The Record That Unifies Commerce
Every mature information system eventually converges on the smallest meaningful unit — a record that captures a verified event in a stable form. In networking, it was the packet. In manufacturing, the bill of materials. In logistics, the shipment manifest. In digital commerce, this convergence takes shape as the Customer Transaction Record (CTR).
The CTR defines a single, verifiable act of exchange — who sold, what was sold, when, and under which lawful conditions — in a machine-readable form. It is not a new invention but an inevitable evolution. Once transactions move between systems, their representation must be uniform; otherwise, coordination collapses under its own variation. When that unit of record stabilizes, complexity recedes. Different merchants, banks, and platforms can refer to the same event without sharing identity-linked data or exposing private systems. A transaction becomes a message with grammar, and grammar, once established, becomes the foundation for reasoning.

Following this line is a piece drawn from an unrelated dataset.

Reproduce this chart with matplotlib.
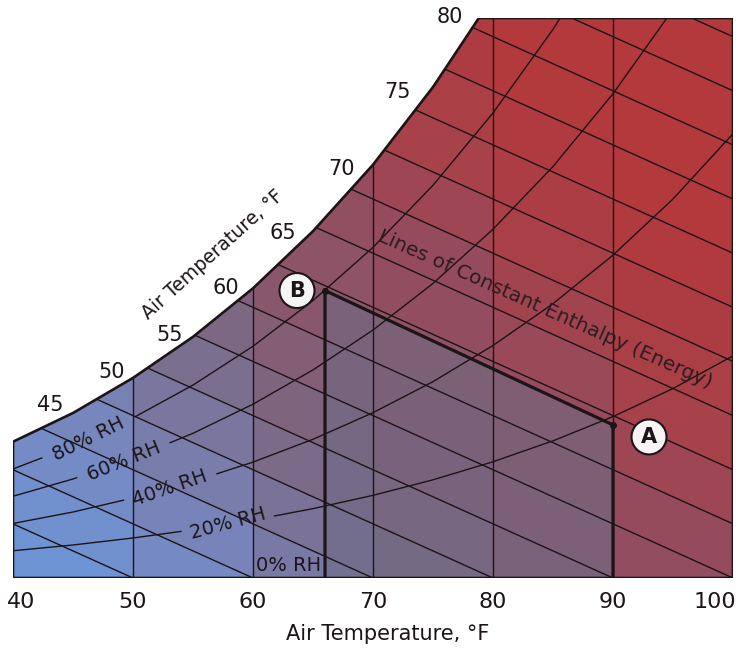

From Structure to Intelligence
When structure becomes predictable, interpretation replaces inference. Systems no longer need to guess context — they can understand it. Analytics becomes cleaner, compliance becomes verifiable, and automation begins to operate on meaning rather than format. Artificial intelligence ceases to simulate understanding and starts to exercise it. The sequence is universal: Invention → Fragmentation → Alignment. Early systems reward creativity; mature systems reward coherence. And once coherence takes hold, innovation accelerates again — because participants are finally building on shared ground.
The French Army didn’t triumph through better weapons; it triumphed through standardized parts. The Internet didn’t scale through smarter routers; it scaled through shared packets. And digital commerce will not evolve through greater computational power, but through a common language of record. In every system, progress begins with diversity and ends with agreement. Once the format stabilizes, intelligence follows.